Hier comme aujourd'hui, force est de constater la permanence des clivages entre ceux qui veulent faire vivre la belle promesse républicaine de l'égalité et ceux pour qui il est insupportable de donner les mêmes droits à tous les couples. Je veux témoigner ici même de la sollicitation pressante dont j'avais déjà fait l'objet, en 1998, pour fermer le PACS aux couples hétérosexuels et en faire un statut spécifique réservé aux seuls couples homosexuels. C'est la même logique qui est à l'oeuvre en 2013, tant les ennemis du PACS d'hier sont les ennemis du mariage pour tous d'aujourd'hui.
Ce sont les mêmes, avec les mêmes arguments. Et s'ils parent aujourd'hui de toutes les vertus – ironie de l'Histoire – le PACS, qu'ils ont combattu souvent si violemment, leur problème demeure identique : la place du couple homosexuel dans la société française.
Comment réussir à leur ouvrir les yeux sur les réalités de cette société qui aspire à toujours plus d'égalité, de reconnaissance et d'intégration, de cette société qui sait s'enrichir de toutes les différences – notamment d'orientation sexuelle –, de cette société positive, avide d'un avenir partagé et d'un véritable vivre ensemble ?
En 2013, comment ne pas se réjouir que des enfants ne soient plus amenés à cacher leur homosexualité à leurs parents et que ceux-ci ne soient plus conduits à considérer que l'avenir de leur enfant est pour cette raison définitivement compromis ?
Comment refuser aujourd'hui de donner des droits nouveaux à certains, sans réduire les droits des autres ?
Comment ne pas constater que les nouvelles formes de parentalité ont explosé, que le progrès scientifique permet maintenant de répondre à un désir d'enfant, si facilement stigmatisé et trop rapidement opposé à l'intérêt supérieur de l'enfant, par ceux-là mêmes qui utilisent régulièrement les droits de l'enfant pour réduire les droits des femmes ?
Comment ne pas prendre la pleine mesure des évolutions des modes de vie familiaux provoquées par l'explosion du nombre des naissances hors mariage – désormais majoritaires –, par la multiplication des recompositions familiales, par le choix d'élever un enfant seul ou avec un compagnon ou une compagne du même sexe ?
Comment continuer à privilégier de manière disproportionnée la dimension biologique de la filiation, en la considérant comme une garantie de sécurité et de bonne éducation pour l'enfant ?

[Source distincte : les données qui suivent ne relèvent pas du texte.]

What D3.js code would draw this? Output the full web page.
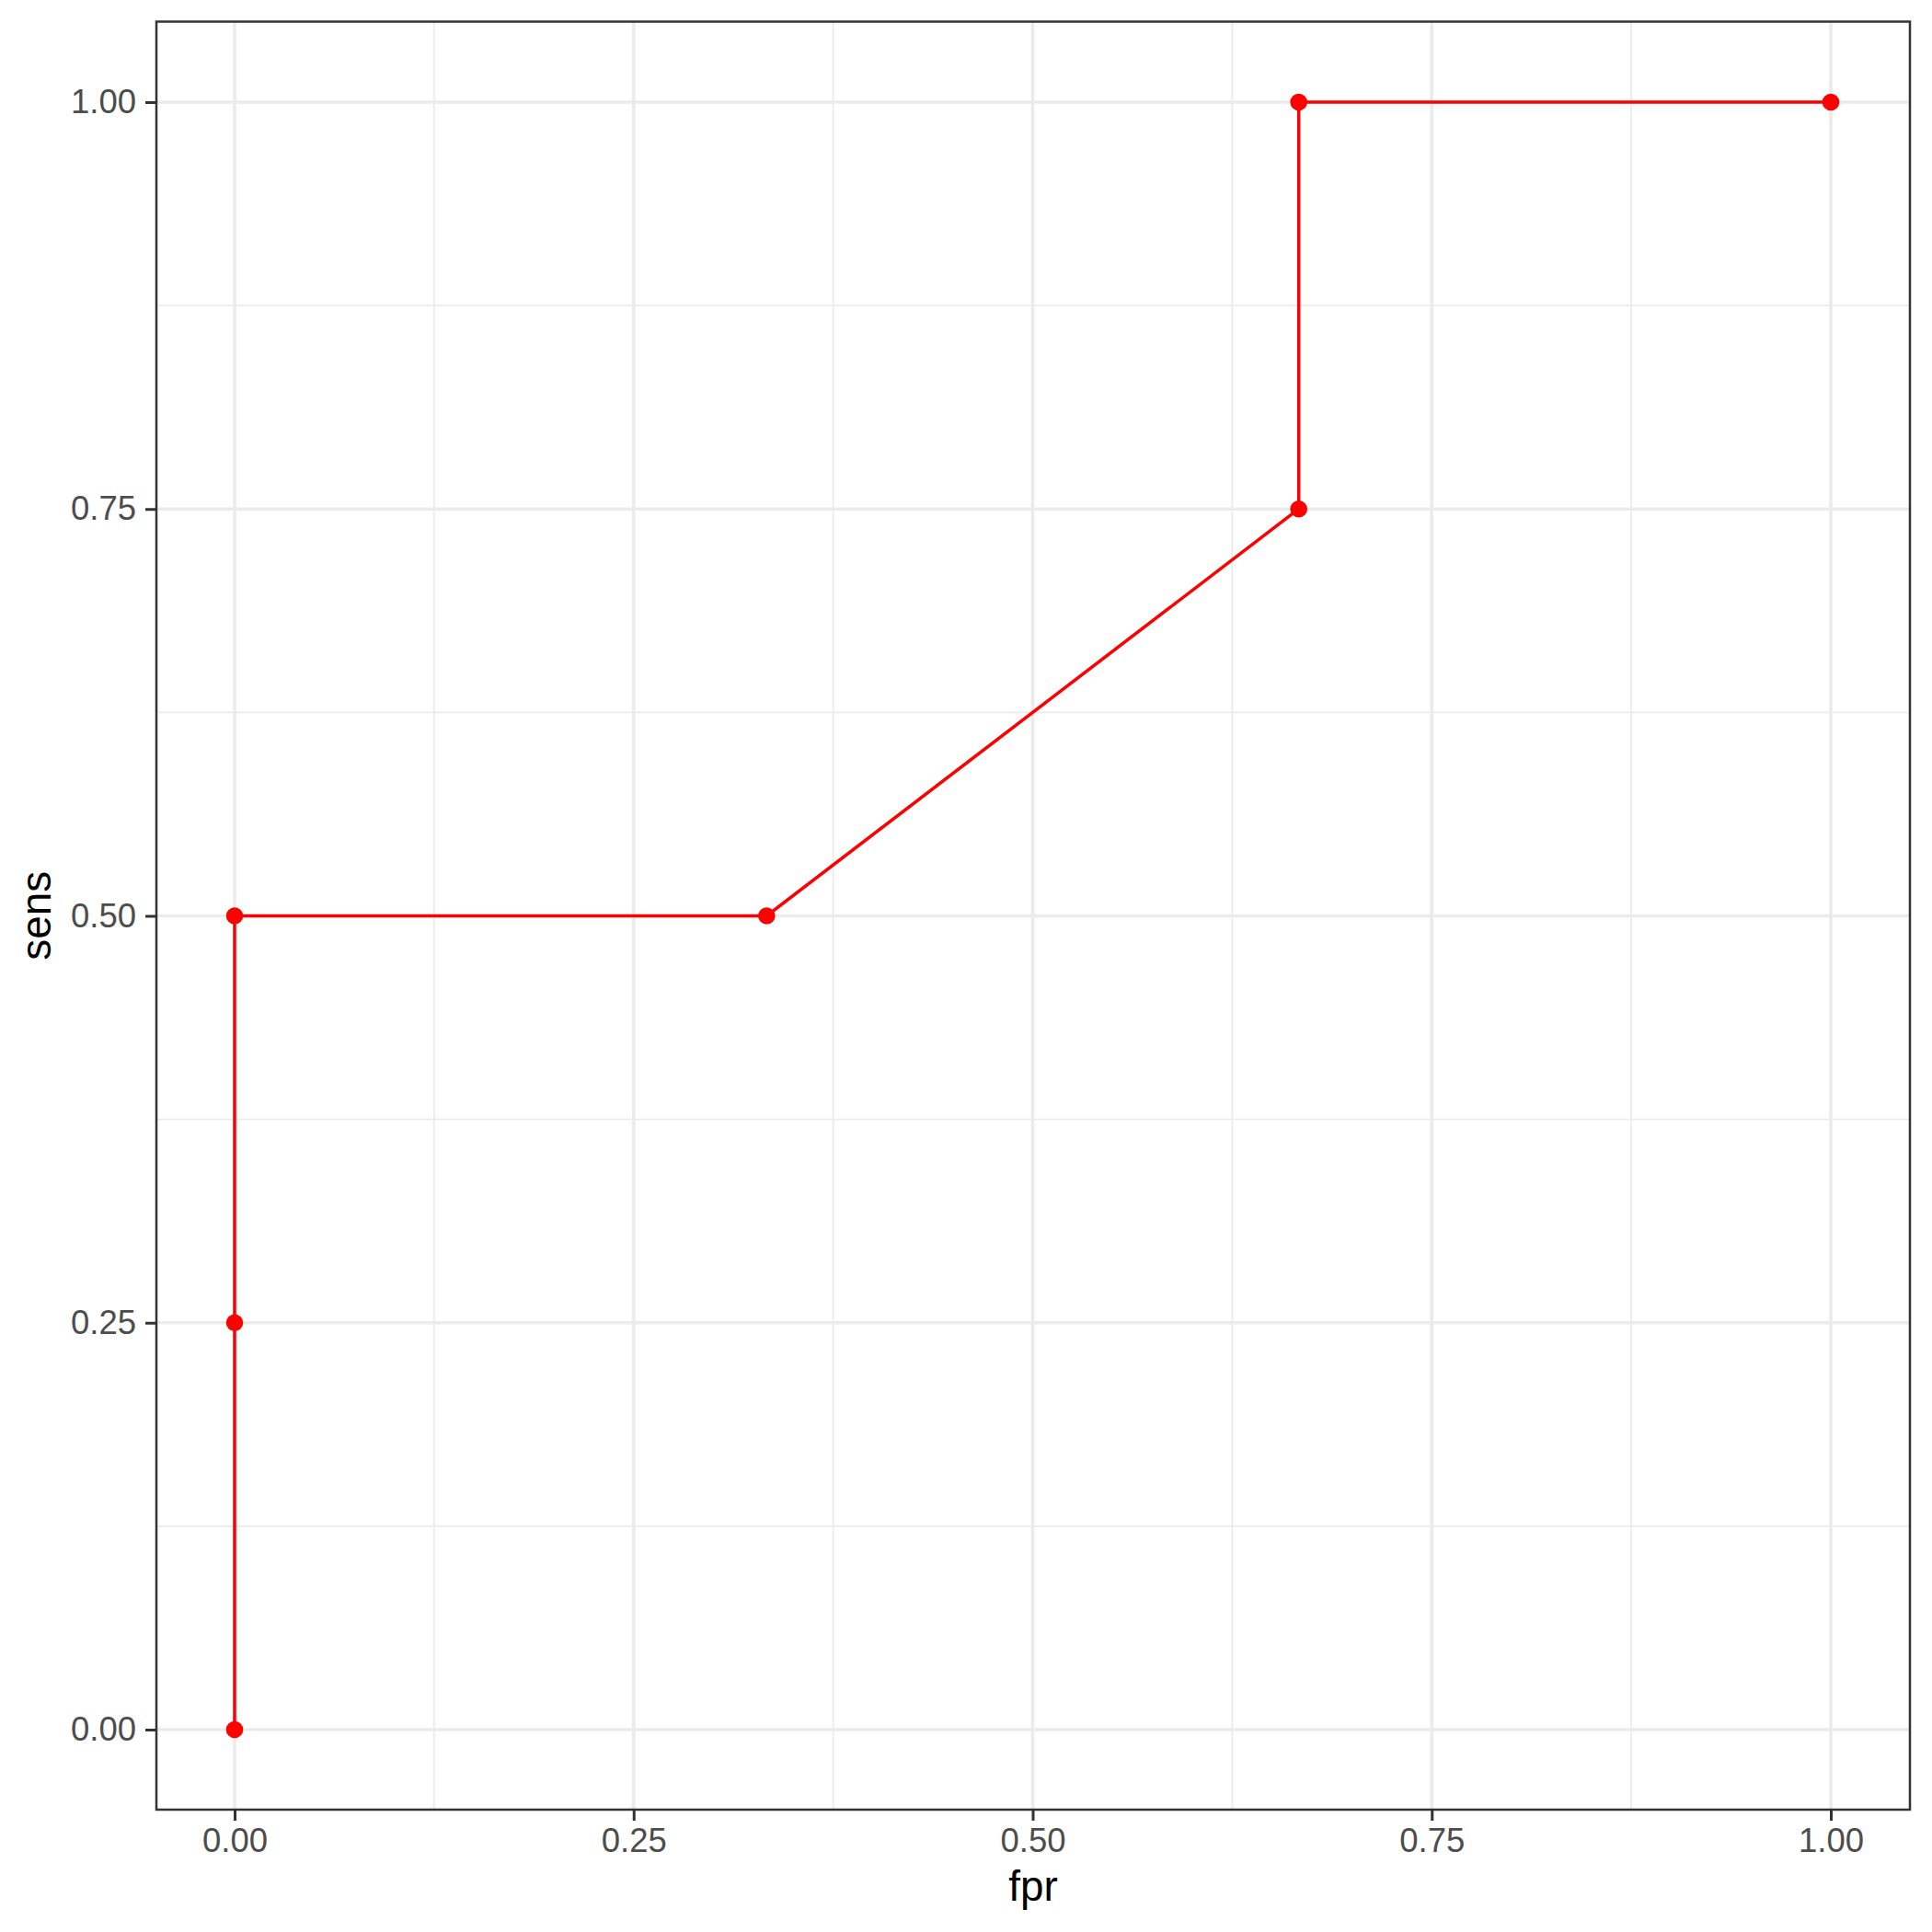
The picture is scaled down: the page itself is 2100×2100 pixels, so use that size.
<!DOCTYPE html>
<html>
<head>
<meta charset="UTF-8">
<title>ROC</title>
<script src="https://cdnjs.cloudflare.com/ajax/libs/d3/7.8.5/d3.min.js"></script>
<style>
  body { margin: 0; background: #fff; }
  text { font-family: "Liberation Sans", Arial, sans-serif; }
</style>
</head>
<body>
<div id="chart"></div>
<script>
  // ROC points
  const fpr  = [0, 0, 0, 1/3, 2/3, 2/3, 1];
  const sens = [0, 0.25, 0.5, 0.5, 0.75, 1, 1];
  const majorTicks = [0, 0.25, 0.5, 0.75, 1];
  const minorTicks = [0.125, 0.375, 0.625, 0.875];

  const W = 2100, H = 2100;
  const panel = {left: 170, top: 23.5, right: 2076, bottom: 1967};

  const svg = d3.select("#chart").append("svg")
    .attr("width", W).attr("height", H);

  const x = d3.scaleLinear().domain([0, 1]).range([255, 1990]);
  const y = d3.scaleLinear().domain([0, 1]).range([1880, 111]);

  svg.append("rect")
    .attr("x", panel.left).attr("y", panel.top)
    .attr("width", panel.right - panel.left).attr("height", panel.bottom - panel.top)
    .attr("fill", "#fff");

  const grid = svg.append("g");
  // minor grid
  grid.selectAll(".vminor").data(minorTicks).enter().append("line")
    .attr("x1", d => x(d)).attr("x2", d => x(d))
    .attr("y1", panel.top).attr("y2", panel.bottom)
    .attr("stroke", "#EBEBEB").attr("stroke-width", 1.8);
  grid.selectAll(".hminor").data(minorTicks).enter().append("line")
    .attr("y1", d => y(d)).attr("y2", d => y(d))
    .attr("x1", panel.left).attr("x2", panel.right)
    .attr("stroke", "#EBEBEB").attr("stroke-width", 1.8);
  // major grid
  grid.selectAll(".vmajor").data(majorTicks).enter().append("line")
    .attr("x1", d => x(d)).attr("x2", d => x(d))
    .attr("y1", panel.top).attr("y2", panel.bottom)
    .attr("stroke", "#EBEBEB").attr("stroke-width", 3.6);
  grid.selectAll(".hmajor").data(majorTicks).enter().append("line")
    .attr("y1", d => y(d)).attr("y2", d => y(d))
    .attr("x1", panel.left).attr("x2", panel.right)
    .attr("stroke", "#EBEBEB").attr("stroke-width", 3.6);

  // data line + points
  const pts = fpr.map((f, i) => [f, sens[i]]);
  svg.append("path")
    .datum(pts)
    .attr("d", d3.line().x(d => x(d[0])).y(d => y(d[1])))
    .attr("fill", "none").attr("stroke", "#FF0000").attr("stroke-width", 3.5);
  svg.selectAll(".pt").data(pts).enter().append("circle")
    .attr("cx", d => x(d[0])).attr("cy", d => y(d[1])).attr("r", 9.3)
    .attr("fill", "#FF0000");

  // panel border
  svg.append("rect")
    .attr("x", panel.left).attr("y", panel.top)
    .attr("width", panel.right - panel.left).attr("height", panel.bottom - panel.top)
    .attr("fill", "none").attr("stroke", "#333333").attr("stroke-width", 2.5);

  // axes
  const fmt = d3.format(".2f");
  const xAxis = svg.append("g")
    .attr("transform", `translate(0,${panel.bottom})`)
    .call(d3.axisBottom(x).tickValues(majorTicks).tickFormat(fmt).tickSize(12).tickPadding(8));
  const yAxis = svg.append("g")
    .attr("transform", `translate(${panel.left},0)`)
    .call(d3.axisLeft(y).tickValues(majorTicks).tickFormat(fmt).tickSize(12).tickPadding(10));
  [xAxis, yAxis].forEach(a => {
    a.select(".domain").remove();
    a.selectAll(".tick line").attr("stroke", "#333333").attr("stroke-width", 3);
    a.selectAll(".tick text").attr("fill", "#4D4D4D")
      .style("font-size", "36.5px").style("font-family", "'Liberation Sans', Arial, sans-serif");
  });

  // titles
  svg.append("text")
    .attr("x", (panel.left + panel.right) / 2).attr("y", 2066)
    .attr("text-anchor", "middle")
    .style("font-size", "45.8px").attr("fill", "#000")
    .text("fpr");
  svg.append("text")
    .attr("transform", `translate(55,${(panel.top + panel.bottom) / 2}) rotate(-90)`)
    .attr("text-anchor", "middle")
    .style("font-size", "45.8px").attr("fill", "#000")
    .text("sens");
</script>
</body>
</html>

Cette primauté donnée au biologique conduit à justifier les conditions restrictives actuellement requises pour adopter conjointement – soit former un couple de sexe différent et marié – par la vraisemblance biologique qu'elles offrent. Peut-on toujours fonder une règle de droit sur un faux-semblant au moment même où la société aspire à davantage de transparence ?
L'intérêt de l'enfant est sans conteste le critère le plus pertinent pour faire évoluer notre droit de la famille. Il y a un demi-siècle, on imposait à des futurs parents la naissance d'enfants non désirés ; aujourd'hui, on veut continuer à interdire à des parents la naissance d'enfants désirés au prétexte que la procréation devrait rester pour l'éternité le fruit de la rencontre d'un homme et d'une femme.
C'est la raison pour laquelle, après avoir ouvert le mariage et l'adoption aux couples de même sexe, il nous reviendra, je l'espère très prochainement, d'ouvrir l'assistance médicale à la procréation à toutes les femmes.
Mes chers collègues, c'est parce qu'une majorité d'entre nous a reçu mandat de nos concitoyens de ne plus conserver dans notre droit des discriminations d'un autre temps ; c'est parce que nous considérons, comme Irène Théry, que « le mariage est une institution vivante et qu'une institution vivante ne se défend pas de façon négative et apeurée, comme une citadelle assiégée » ; c'est parce que nous sommes des citoyens européens, parce qu'il ne saurait y avoir d'exception française et que sept pays de l'Union, si semblables au nôtre, nous ont déjà montré l'exemple, que nous disons à cette tribune notre fierté, mais également notre émotion, de faire franchir à la France, avec ce beau projet de loi républicain, laïque et universaliste, une nouvelle étape décisive sur le long chemin de l'égalité des droits. (Applaudissements sur les bancs des groupes SRC, GDR et écologiste.)